The massacre began when rebel forces overran the Chinese-owned gardens surrounding the city, killing 112 people at work in the fields. Men on horseback dragged Chinese residents into town by their queues, shooting or trampling those who fell. When the mob reached the business district, they killed indiscriminately -- men, women, and children. Bodies were mutilated and dragged through the streets behind horses. The mob reached the Chinese bank, killed all 25 employees, and hurled severed body parts into the road. But even amid this horror, some Torreón residents risked their lives to protect their neighbors. A tailor stood on a rooftop and misdirected the mob away from 70 Chinese people hiding inside the building below. Hermina Almaráz, a Maderista leader's daughter, sheltered 11 and told soldiers they could enter her home only over her dead body. Another tailor stood in the rain outside his laundry and lied about the eight Chinese workers hidden inside. At four o'clock, Emilio Madero rode into the city and decreed the death penalty for anyone who killed a Chinese person. The killing stopped.

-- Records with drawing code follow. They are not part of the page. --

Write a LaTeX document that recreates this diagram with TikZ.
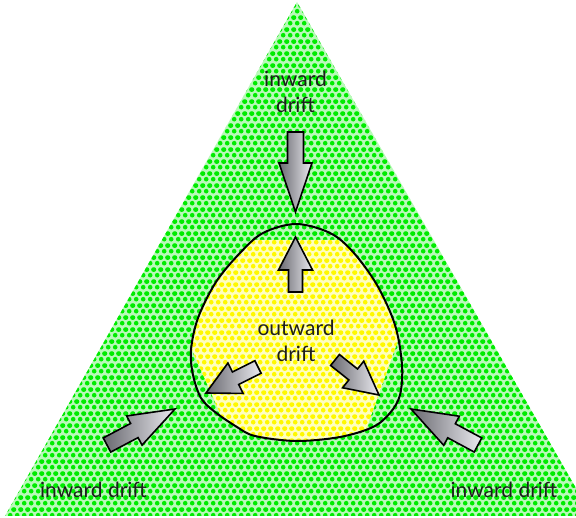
\documentclass[tikz,border=0pt]{standalone}
\usepackage{fontspec}
\setmainfont{Lato}
\usetikzlibrary{calc,patterns}
\pgfdeclarepatternformonly{hexdots}{\pgfqpoint{0pt}{0pt}}{\pgfqpoint{6.7pt}{11.6pt}}{\pgfqpoint{6.7pt}{11.6pt}}{%
  \pgfpathcircle{\pgfqpoint{3.35pt}{2.9pt}}{2.4pt}%
  \pgfpathcircle{\pgfqpoint{0pt}{8.7pt}}{2.4pt}%
  \pgfpathcircle{\pgfqpoint{6.7pt}{8.7pt}}{2.4pt}%
  \pgfusepath{fill}}
\definecolor{gdot}{RGB}{0,235,0}
\definecolor{gbg}{RGB}{185,250,185}
\definecolor{ydot}{RGB}{255,248,0}
\definecolor{ybg}{RGB}{255,255,190}
\definecolor{adark}{RGB}{105,105,112}
\definecolor{alight}{RGB}{235,235,240}
\definecolor{txt}{RGB}{30,30,30}
\tikzset{
  lbl/.style={font=\fontsize{21}{26}\selectfont, align=center, text=txt, inner sep=0pt},
  arrowstyle/.style={draw=black, line width=1.6pt, line join=miter, left color=adark, right color=alight},
  loop/.style={draw=black, line width=2pt}
}
\newcommand\blockarrow[6]{% name, tail, tip, half shaft, half head width, head length
  \coordinate (#1-t) at #2;
  \coordinate (#1-h) at #3;
  \coordinate (#1-b) at ($(#1-h)!#6!(#1-t)$);
  \shade[arrowstyle] ($(#1-t)!#4!90:(#1-h)$) -- ($(#1-b)!#4!90:(#1-h)$) -- ($(#1-b)!#5!90:(#1-h)$)
    -- (#1-h) -- ($(#1-b)!#5!-90:(#1-h)$) -- ($(#1-b)!#4!-90:(#1-h)$) -- ($(#1-t)!#4!-90:(#1-h)$) -- cycle;
}
\begin{document}
\begin{tikzpicture}[x=1pt,y=-1pt]
\useasboundingbox (0,0) rectangle (576,518);
\clip (0,0) rectangle (576,518);
% triangle
\coordinate (apex) at (297,2);
\coordinate (br) at (592,516);
\coordinate (bl) at (5,516);
\fill[gbg] (apex) -- (br) -- (bl) -- cycle;
\fill[pattern=hexdots, pattern color=gdot] (apex) -- (br) -- (bl) -- cycle;
% yellow region
\def\loopcurve{plot[smooth cycle, tension=0.55] coordinates {(296,224) (330,233) (353,252) (377,285) (395,325) (402,365) (400,395) (390,413) (373,427) (340,437) (296,441) (255,436) (237,427) (215,412) (201,398) (193,375) (191,350) (198,318) (216,282) (240,253) (263,233)}}
\begin{scope}
  \clip \loopcurve;
  \fill[ybg] (150,240) -- (450,240) -- (412.7,300) -- (360.5,445) -- (234,445) -- (170,300) -- cycle;
  \fill[pattern=hexdots, pattern color=ydot] (150,240) -- (450,240) -- (412.7,300) -- (360.5,445) -- (234,445) -- (170,300) -- cycle;
\end{scope}
\draw[loop] \loopcurve;
% inward arrows
\blockarrow{a1}{(295.5,132)}{(295.5,212)}{8pt}{16.5pt}{49pt}
\blockarrow{a2}{(107,445)}{(175,409)}{8pt}{16.5pt}{46pt}
\blockarrow{a3}{(478,445)}{(411,409)}{8pt}{16.5pt}{46pt}
% outward arrows
\blockarrow{b1}{(295.5,292)}{(295.5,237)}{7pt}{17pt}{33pt}
\blockarrow{b2}{(258,367)}{(206,393)}{7pt}{17pt}{33pt}
\blockarrow{b3}{(335,360)}{(379,395)}{7pt}{17pt}{33pt}
% labels
\node[lbl, anchor=base] (top) at (295.5,112.7) {inward\\drift};
\node[lbl, anchor=base] (mid) at (296,361.7) {outward\\drift};
\node[lbl, anchor=base] (left) at (93.5,497) {inward drift};
\node[lbl, anchor=base] (right) at (504,497) {inward drift};
\end{tikzpicture}
\end{document}
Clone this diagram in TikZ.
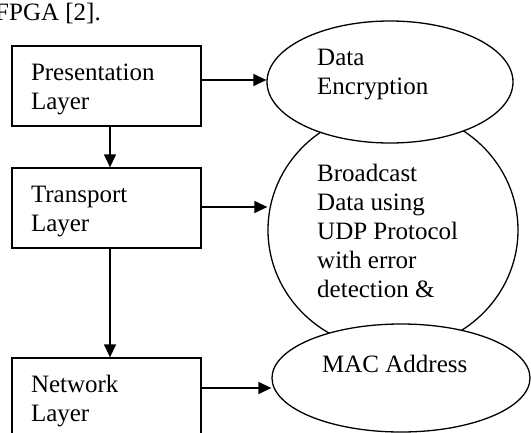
\documentclass[tikz,border=0pt]{standalone}
\usepackage{fontspec}
\setmainfont{Liberation Serif}
\usetikzlibrary{shapes.geometric,arrows.meta}
\begin{document}
\begin{tikzpicture}[x=1pt,y=-1pt,
  every node/.style={font=\fontsize{25}{29}\selectfont},
  box/.style={draw, line width=1.3pt, minimum width=189pt, minimum height=80pt,
    text width=151pt, inner xsep=19pt, align=left, text height=23pt},
  oval/.style={draw, ellipse, line width=1.3pt, inner sep=0pt},
  lbl/.style={align=left, inner sep=0pt, anchor=base west},
  arr/.style={line width=1.3pt, -{Triangle[length=13pt,width=12pt]}}]
\useasboundingbox (0,0) rectangle (531,432);
\clip (0,0) rectangle (531,432);
\node[anchor=base east, inner sep=0pt] (hdr) at (101,20) {FPGA [2].};
\node[box] (p) at (106.5,86) {Presentation\\Layer};
\node[box] (t) at (106.5,208) {Transport\\Layer};
\node[box] (n) at (106.5,398) {Network\\Layer};
\node[oval, minimum width=250pt, minimum height=240pt] (c) at (393,230) {};
\node[lbl] (t2) at (317,297) {Broadcast\\Data using\\UDP Protocol\\with error\\detection \&};
\node[oval, fill=white, minimum width=246pt, minimum height=122pt] (e1) at (390,82) {};
\node[oval, fill=white, minimum width=258pt, minimum height=108pt] (e3) at (401,378) {};
\node[lbl] (t1) at (317,94) {Data\\Encryption};
\node[lbl] (t3) at (322,372) {MAC Address};
\draw[arr] (p.east |- 0,80) -- (e1.west |- 0,80);
\draw[arr] ([xshift=3.5pt]p.south) -- ([xshift=3.5pt]t.north);
\draw[arr] (t.east |- 0,207) -- (c.west |- 0,207);
\draw[arr] ([xshift=3.5pt]t.south) -- ([xshift=3.5pt]n.north);
\draw[arr] (n.east |- 0,388) -- (e3.west |- 0,388);
\end{tikzpicture}
\end{document}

Madero gathered the survivors into a building under armed guard. A military tribunal convened the same day and concluded that the Maderistas had "committed atrocities," though soldiers claimed self-defense. The Qing dynasty government hired an American attorney, Lebbeus Wilfley, to investigate. His findings confirmed what everyone already knew: the massacre was an unprovoked act of racism. China demanded 30 million pesos in reparations -- 100,000 for each person killed -- and an official apology. Rumors circulated that a Chinese warship had been dispatched to Mexican waters. The reparations were never fully paid. The violence against Chinese communities in Mexico did not end with Torreón. In the revolution's first year alone, 324 Chinese were killed across the country. By 1919, another 129 had died in Mexico City and 373 in Piedras Negras. The persecution culminated in 1931 with the expulsion of all remaining Chinese from Sonora. Torreón's Chinese community, which had built a bank, gardens, shops, and a tram line from nothing, was never reconstituted.
Coordinates: 25.54°N, 103.45°W. Torreón sits in the Comarca Lagunera of Coahuila at roughly 1,100 m elevation. The urban area is prominent from the air, spread across desert terrain where the Nazas River once fed shallow lakes. The Chinese district was in the central business area. Nearest airport: Torreón International (MMTC/TRC). The railroad junction that made the city an immigration magnet and a military target remains a defining feature of its layout.